* Your instructions *
Begin with the line that contains "Output the Python" and end with the line that contains "import pandas as pd": copy that span of lines exactly, and nothing outside it.

* Records for the exercise *

#####

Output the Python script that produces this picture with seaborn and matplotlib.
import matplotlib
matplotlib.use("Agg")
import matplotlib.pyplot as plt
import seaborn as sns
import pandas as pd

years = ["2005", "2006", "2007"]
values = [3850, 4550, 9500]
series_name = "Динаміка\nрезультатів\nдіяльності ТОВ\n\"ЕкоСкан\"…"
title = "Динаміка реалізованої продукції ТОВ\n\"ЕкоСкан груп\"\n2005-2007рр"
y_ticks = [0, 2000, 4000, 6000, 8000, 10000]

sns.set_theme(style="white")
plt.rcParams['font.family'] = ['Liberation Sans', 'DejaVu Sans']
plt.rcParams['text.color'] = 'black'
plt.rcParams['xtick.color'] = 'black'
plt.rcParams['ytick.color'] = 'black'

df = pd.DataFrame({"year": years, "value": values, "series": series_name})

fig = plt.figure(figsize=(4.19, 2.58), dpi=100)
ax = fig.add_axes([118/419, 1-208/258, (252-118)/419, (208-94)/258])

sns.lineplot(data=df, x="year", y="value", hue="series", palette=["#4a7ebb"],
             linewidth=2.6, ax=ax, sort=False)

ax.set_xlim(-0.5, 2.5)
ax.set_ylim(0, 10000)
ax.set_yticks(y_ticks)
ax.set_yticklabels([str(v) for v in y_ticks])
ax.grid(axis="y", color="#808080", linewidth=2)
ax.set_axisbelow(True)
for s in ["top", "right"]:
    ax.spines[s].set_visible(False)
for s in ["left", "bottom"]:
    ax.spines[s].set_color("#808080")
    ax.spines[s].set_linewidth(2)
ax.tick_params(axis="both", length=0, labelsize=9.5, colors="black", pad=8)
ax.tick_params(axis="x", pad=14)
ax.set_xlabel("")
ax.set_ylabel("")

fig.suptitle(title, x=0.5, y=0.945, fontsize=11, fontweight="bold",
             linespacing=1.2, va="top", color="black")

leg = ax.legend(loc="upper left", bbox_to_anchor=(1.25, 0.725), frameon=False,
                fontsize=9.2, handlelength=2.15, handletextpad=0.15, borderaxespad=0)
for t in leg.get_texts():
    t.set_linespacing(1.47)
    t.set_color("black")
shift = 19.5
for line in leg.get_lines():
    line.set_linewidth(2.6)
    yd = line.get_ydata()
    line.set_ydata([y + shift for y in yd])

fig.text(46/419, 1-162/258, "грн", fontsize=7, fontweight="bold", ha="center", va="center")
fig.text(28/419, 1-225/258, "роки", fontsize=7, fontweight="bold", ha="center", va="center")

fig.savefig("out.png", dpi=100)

#####

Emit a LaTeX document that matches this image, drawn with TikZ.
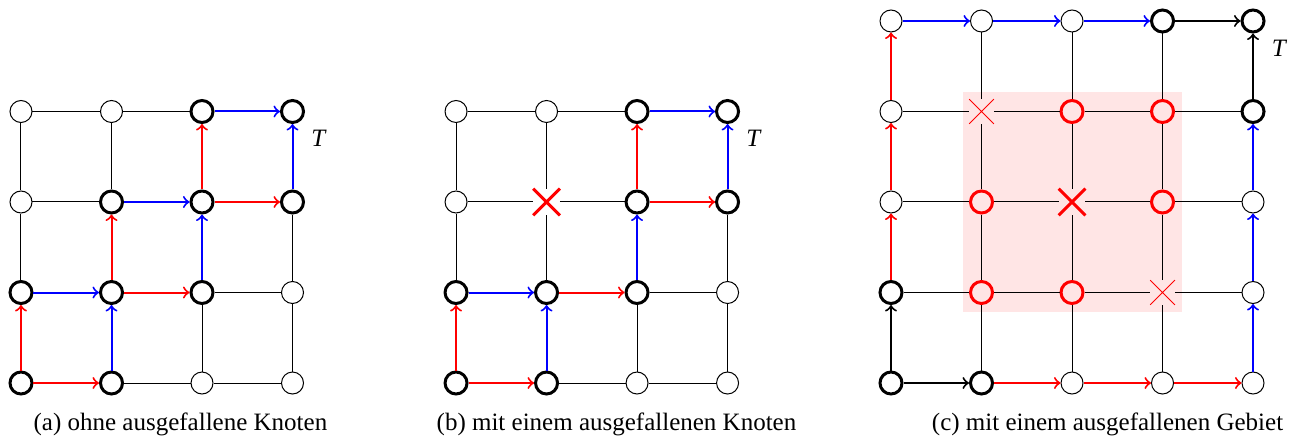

#####

* Written answer *
Output the Python script that produces this picture with seaborn and matplotlib.
import matplotlib
matplotlib.use("Agg")
import matplotlib.pyplot as plt
import seaborn as sns
import pandas as pd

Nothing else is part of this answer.